The Ghana Association of University Administrators (GAUA), has thrown its weight behind members of the University Teachers Association of Ghana (UTAG), who are currently on strike.

In a statement issued by the Association on Wednesday, GAUA bemoaned the plights of lecturers, and called on government and other relevant stakeholders to speedily address the concerns raised by the agitating lecturers.

GAUA also condemned the decision by the National Labour Commission (NLC) to drag UTAG to court; and called for an amicable resolution between UTAG and the Ministry of Employment and Labour Relations.

“GAUA is calling on all stakeholders, especially government, its agents and assigns to immediately and with all seriousness required, resolve all labour agitations to avoid a total shutdown of the Public Universities. That Statutes of the Universities normally provide that in the event where academic or normal life of the University is disrupted for 21 continuous days, Council shall order the closure of the University.
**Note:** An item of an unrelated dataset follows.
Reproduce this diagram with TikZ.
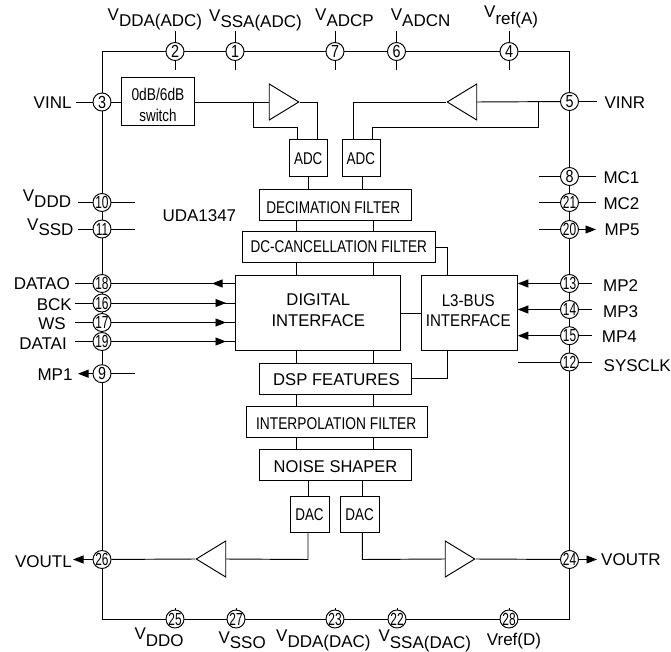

The earlier Government took a decisive step towards resolving the UTAG impasse, the better for tertiary education in Ghana”, portions of the statement read.

GAUA also intimated that they are disturbed by the present situation on the campuses of public universities in Ghana and therefore, they are calling on government to “immediately restore the Interim Market Premium and resolve all other related issues, which are the cause of the current disruption of the already challenged academic calendar as a result of COVID-19 and its related impact on the universities”.

The Association also pleaded with government to better the conditions of GAUA members across the country.

“We also wish to serve notice and notice is hereby served that GAUA members are equally and negatively affected by the worsening conditions of service and call on government as a matter of urgency to restore the Interim Market Premium of 114%, calculated on the basic salaries of Senior Members of the Public Universities, in line with the agreement of migration to the Single Spine Salary Structure, 2012”, the Association stated.

Meanwhile, Pro-Vice-Chancellor of Academic and Students Affairs at the University of Ghana (Pro VC ASA), Prof. Gordon Awandare, says the law does not prescribe universities in the country to shut down after 21 days with no academic work.

According to him, such a decision is economically driven as careful consideration is taken on the institution’s cost for the university’s smooth running. He explained that providing students with social amenities such as electricity, water, while academic work is at a halt will in the long run have financial implications on the university.

“I don’t think that is a law. It is more of a practical decision in terms of its economics. If you have students on campus using electricity, water, spending money, putting pressure on the facility and nothing is going on in terms of classroom work, then at a point you have to cut your losses and say, let’s take a break, everybody go home and relax and then when the issue is resolved, come back”, Prof. Awandare said in an interview on campus based, Radio Universe, Tuesday.